"From Bahaus To Our House"

 By TOM WOLFE

 
Wolfe  
      If you have ever looked across a city skyline and wondered why it was filled with ugly glass boxes, or wondered why big corporations pay big money for big, boring buildings, "From Bahaus To Our House" answers the question. Hosted by author Tom Wolfe, this amusement park ride of a book is a hilarious study of modern architecture and its most prominent players.
      Wolfe traces the path of important concepts that crossed the Atlantic and made their presence known in America. He outlines the brilliant origins of America's own architectural concepts, and how they were almost snuffed out by the tendency of snooty corporate customers to abandon American talent in favor of fashionable European designers.

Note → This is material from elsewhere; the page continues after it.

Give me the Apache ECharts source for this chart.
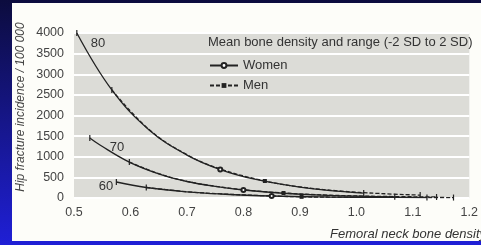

      Wolfe describes the architecture business as a comedy of errors in which the mainstream architect carries his glass-box blueprints into high-powered board rooms, where powerful executives are so overwhelmed by the dog-and-pony show that they don't dare question what they see. According to Wolfe, they typically cower before the arrogant architect, who brandishes his Bahaus red pillar like a saber. Rejecting the concept is not among the client's options.
   
 
  Wright
      Although the book covers a wide variety of architectural thought, the only really admirable character is eccentric American genius Frank Lloyd Wright. While architects all around him wanted to build structures based on their own interpretations of traditional designs, Wright searched for design derived from Nature. He usually succeeded. Knowing what we do about Wright's deficiencies as a person (he abandoned his first wife and their children), it is even more remarkable to witness the graceful serenity of one of his beautiful houses, nestled among trees, with a gentle stream gurgling past. Perhaps this is Wright's redeeming social quality.
      I don't know if Wright and Wolfe ever met, but "... Bahaus To Our House" is the intellectual intersection of two like minds.
      Favorite moment: The wickedly funny story of Wright's encounter with infamous machine-worshipper Walter Gropius.